Все евреи были вывезены в Освенцим. Так что этот период вполне можно было назвать если и не «немецким», то уж «фашистским» точно.
Присоединение данной территории к СССР произошло в 1945 году.
В еврейской историографии есть сведения о притеснениях в первые годы установления советской власти в Закарпатье.
Но вот из воспоминаний отца о судьбе конкретного человека. Человек по фамилии Жаботинский был парторгом в автобусном парке. Когда разрешили эмиграцию в Израиль, он стал горячим сторонником переезда. По приезду на историческую «родину» был вынужден работать в шахте, что для него, чахоточника, было, по сути, смертельным приговором.
В пятьдесят шестом году, во время событий в Венгрии, наш сосед по коттеджу на Севастопольской улице, плюгавый мадьяр лет под шестьдесят, столяр по профессии, рубил дрова во дворе, и, с подтекстом, показывая топор, в пьяном кураже кричал на ломаном русском:
— Вот придут наши, мы вам покажем!
По местным понятиям он слыл «горьким пьяницей»: раз в неделю, после работы заходил в «генделык» (чайную), заказывал стакан сухого красного вина и две бутылки минеральной воды. Выпив полстакана вина, он доливал его водой, и так до тех пор, пока не выпивал все. После этого, покачиваясь и матерясь, исключительно на русском, он отправлялся домой. Его супруга, которая была его раза в полтора больше, хватала его в охапку и тащила в квартиру. Возможно, она не брезговала также и рукоприкладством, потому что ее благоверный очень скоро затихал, а наутро появлялся трезвый, как стеклышко, хотя и изрядно помятый, и на любой вопрос бормотал что-то по-венгерски, давая понять, что русского он не знает.
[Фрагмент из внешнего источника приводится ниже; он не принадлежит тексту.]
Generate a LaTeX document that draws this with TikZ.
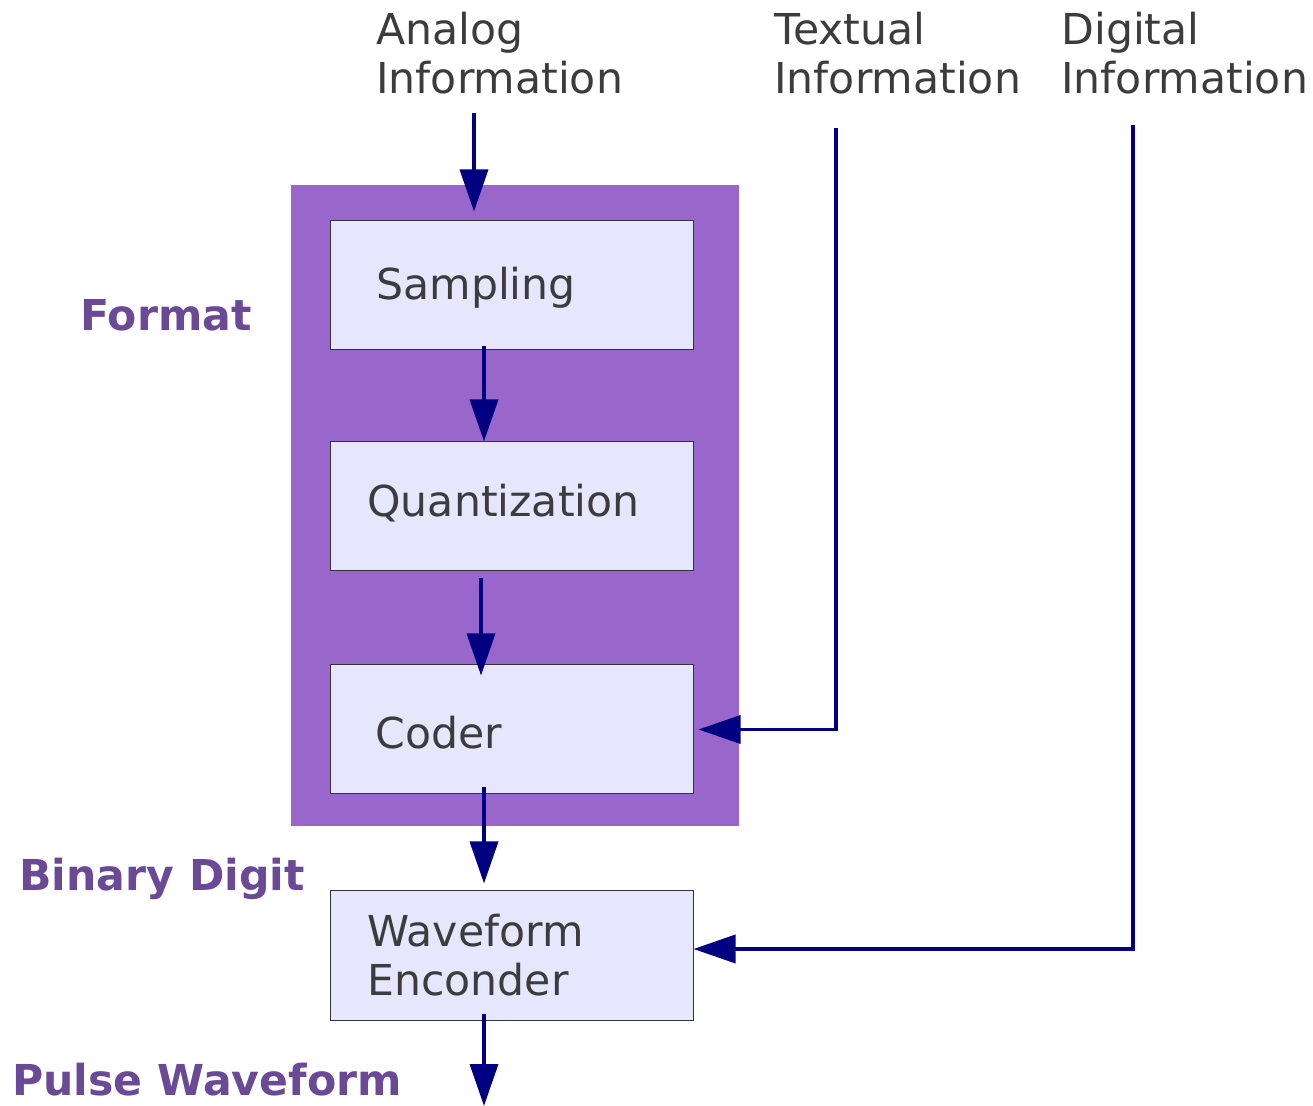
\documentclass[tikz,border=0pt]{standalone}
\usepackage{fontspec}
\setmainfont{DejaVu Sans}
\usetikzlibrary{arrows.meta,positioning}
\definecolor{formatpurple}{RGB}{153,102,204}
\definecolor{boxfill}{RGB}{230,230,255}
\definecolor{textgray}{RGB}{60,60,60}
\definecolor{labelpurple}{RGB}{106,73,150}
\definecolor{flownavy}{RGB}{0,0,128}
\tikzstyle{block} = [rectangle, draw=black!80, line width=0.5pt, fill=boxfill,
    minimum width=181.5pt, minimum height=64.5pt, inner sep=0pt]
\tikzstyle{txt} = [inner sep=0pt, anchor=base west, align=left, text=textgray,
    font=\fontsize{21.3pt}{24.5pt}\selectfont]
\tikzstyle{stage} = [txt, text=labelpurple, font=\fontsize{21.3pt}{24.5pt}\selectfont\bfseries]
\tikzstyle{line} = [draw=flownavy, line width=1.8pt, -{Triangle[length=21pt,width=14pt]}]

\begin{document}
\begin{tikzpicture}[x=0.5pt, y=-0.5pt]
		\useasboundingbox (0,0) rectangle (1313,1106);
		% Format area behind the blocks
		\node [fill=formatpurple, minimum width=224pt, minimum height=320.5pt,
			inner sep=0pt, anchor=north west] (formatarea) at (291,185) {};
		% Draw nodes
		\node [block] (sampling) at (511.5,285.5) {};
		\node [block, below=45.5pt of sampling] (quantization) {};
		\node [block, below=46.5pt of quantization] (coder) {};
		\node [block, below=48pt of coder] (waveform) {};
		% Texts (base anchor sits on the last line)
		\node [txt] (samplingtxt) at (376,300) {Sampling};
		\node [txt] (quantizationtxt) at (367,517) {Quantization};
		\node [txt] (codertxt) at (375,749) {Coder};
		\node [txt] (waveformtxt) at (367,995) {Waveform\\Enconder};
		\node [txt] (analog) at (376,94) {Analog\\Information};
		\node [txt] (textual) at (774,94) {Textual\\Information};
		\node [txt] (digital) at (1061,94) {Digital\\Information};
		\node [stage] (format) at (80,331) {Format};
		\node [stage] (binary) at (19,891) {Binary Digit};
		\node [stage] (pulse) at (12,1095) {Pulse Waveform};
		% Helper coordinates
		\coordinate (analogin) at (474,113);
		\coordinate (textualin) at (836,128);
		\coordinate (digitalin) at (1133,125);
		\coordinate (spine) at (484,0);
		\coordinate (pulseout) at (484,1106);
		% Draw lines connecting (arrows)
		\path [line, shorten >=4.5pt] (analogin) -- (analogin |- sampling.north);
		\path [line] ([yshift=2pt]sampling.south -| spine) -- (quantization.north -| spine);
		\path [line, shorten >=-5.5pt] ([xshift=-1.5pt,yshift=-3.5pt]quantization.south -| spine) -- ([xshift=-1.5pt]coder.north -| spine);
		\path [line, shorten >=3.5pt] ([yshift=3.5pt]coder.south -| spine) -- (waveform.north -| spine);
		\path [line] ([yshift=3.5pt]waveform.south -| spine) -- (pulseout);
		\path [line, shorten >=2.5pt] (textualin) |- (coder.east);
		\path [line] (digitalin) |- ([yshift=3.25pt]waveform.east);
	\end{tikzpicture}
\end{document}
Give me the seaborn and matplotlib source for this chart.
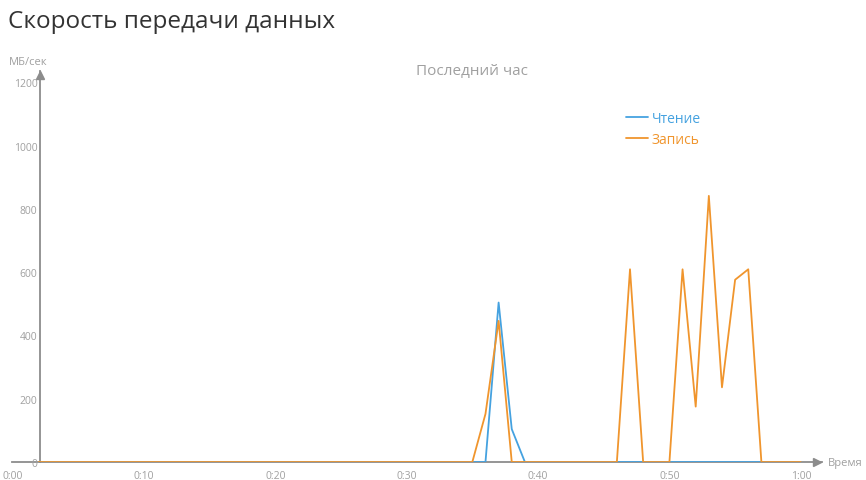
import pandas as pd
import matplotlib
matplotlib.use("Agg")
import matplotlib.pyplot as plt
import seaborn as sns

# Minutes of the last hour (x axis starts at the y-axis, minute 2)
minutes = list(range(2, 61))

# Read speed, MB/s (one value per minute, minutes 2..60)
read_speed = [0, 0, 0, 0, 0, 0, 0, 0, 0, 0,
              0, 0, 0, 0, 0, 0, 0, 0, 0, 0,
              0, 0, 0, 0, 0, 0, 0, 0, 0, 0,
              0, 0, 0, 0, 0, 504, 104, 0, 0, 0,
              0, 0, 0, 0, 0, 0, 0, 0, 0, 0,
              0, 0, 0, 0, 0, 0, 0, 0, 0]

# Write speed, MB/s
write_speed = [0, 0, 0, 0, 0, 0, 0, 0, 0, 0,
               0, 0, 0, 0, 0, 0, 0, 0, 0, 0,
               0, 0, 0, 0, 0, 0, 0, 0, 0, 0,
               0, 0, 0, 0, 152, 446, 0, 0, 0, 0,
               0, 0, 0, 0, 0, 609, 0, 0, 0, 609,
               175, 841, 236, 576, 609, 0, 0, 0, 0]

series_names = ["Чтение", "Запись"]
tick_minutes = [0, 10, 20, 30, 40, 50, 60]
tick_labels = ["0:00", "0:10", "0:20", "0:30", "0:40", "0:50", "1:00"]
y_ticks = [0, 200, 400, 600, 800, 1000, 1200]

df = pd.DataFrame({
    "minute": minutes * 2,
    "speed": read_speed + write_speed,
    "kind": [series_names[0]] * len(minutes) + [series_names[1]] * len(minutes),
})

sns.set_style("white")
plt.rcParams["font.family"] = ["Open Sans", "DejaVu Sans"]

fig = plt.figure(figsize=(8.66, 4.81), dpi=100)
ax = fig.add_axes([0.0144, 0.0374, 0.9346, 0.8125])

axis_grey = "#8c8c8c"
label_grey = "#a0a0a0"
palette = {"Чтение": "#45a2e0", "Запись": "#f0952d"}

sns.lineplot(data=df, x="minute", y="speed", hue="kind", hue_order=series_names,
             palette=palette, linewidth=1.3, ax=ax)

ax.set_xlim(0, 61.6)
ax.set_ylim(0, 1235)

# axes styling
sns.despine(ax=ax)
ax.spines["left"].set_position(("data", 2.1))
for side in ["left", "bottom"]:
    ax.spines[side].set_color(axis_grey)
    ax.spines[side].set_linewidth(1.3)
    ax.spines[side].set_zorder(0)

ax.set_xticks(tick_minutes)
ax.set_xticklabels(tick_labels)
ax.set_xticks(range(2, 61), minor=True)
ax.set_yticks(y_ticks)
ax.tick_params(axis="x", which="major", length=0, pad=6, labelsize=7.5, labelcolor=label_grey)
ax.tick_params(axis="x", which="minor", length=2, direction="inout", color="#c8c8c8", width=1)
ax.tick_params(axis="y", length=0, pad=2, labelsize=7.5, labelcolor=label_grey)
ax.set_xlabel("")
ax.set_ylabel("")

# arrow heads
ax.plot(61.2, 0, ">", color=axis_grey, markersize=6, clip_on=False, zorder=1)
ax.plot(2.1, 1222, "^", color=axis_grey, markersize=6, clip_on=False, zorder=1)

# axis names
ax.text(1.007, 0, "Время", transform=ax.transAxes, ha="left", va="center",
        fontsize=8, color=label_grey)
fig.text(0.0104, 0.871, "МБ/сек", ha="left", va="center", fontsize=8, color=label_grey)

# titles
fig.text(0.009, 0.955, "Скорость передачи данных", ha="left", va="center",
         fontsize=17.5, color="#333333")
fig.text(0.545, 0.851, "Последний час", ha="center", va="center",
         fontsize=11, color=label_grey)

leg = ax.legend(loc="upper left", bbox_to_anchor=(0.742, 0.93), frameon=False,
                handlelength=1.6, handletextpad=0.3, labelspacing=0.45,
                fontsize=10, labelcolor="linecolor")

fig.savefig("out.png", dpi=100)
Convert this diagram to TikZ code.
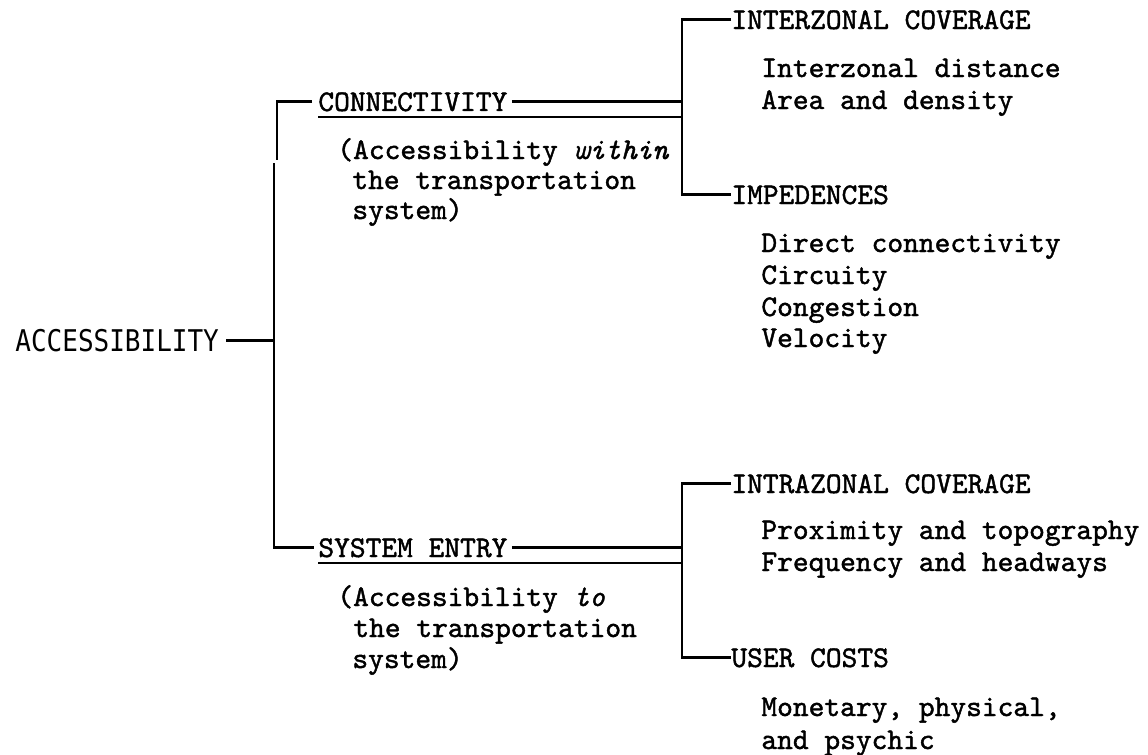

Но это все информация о национальных меньшинствах. В большинстве своем украинцы (русины) ничем не выделялись.
После обретения независимости русины пытались самоорганизоваться, но были задавлены агрессивным национализмом.
Так, находящаяся практически на бывшей нашей улице 128 бригада, исправно поставляла закарпатцев на линию СВО для войны с Россией.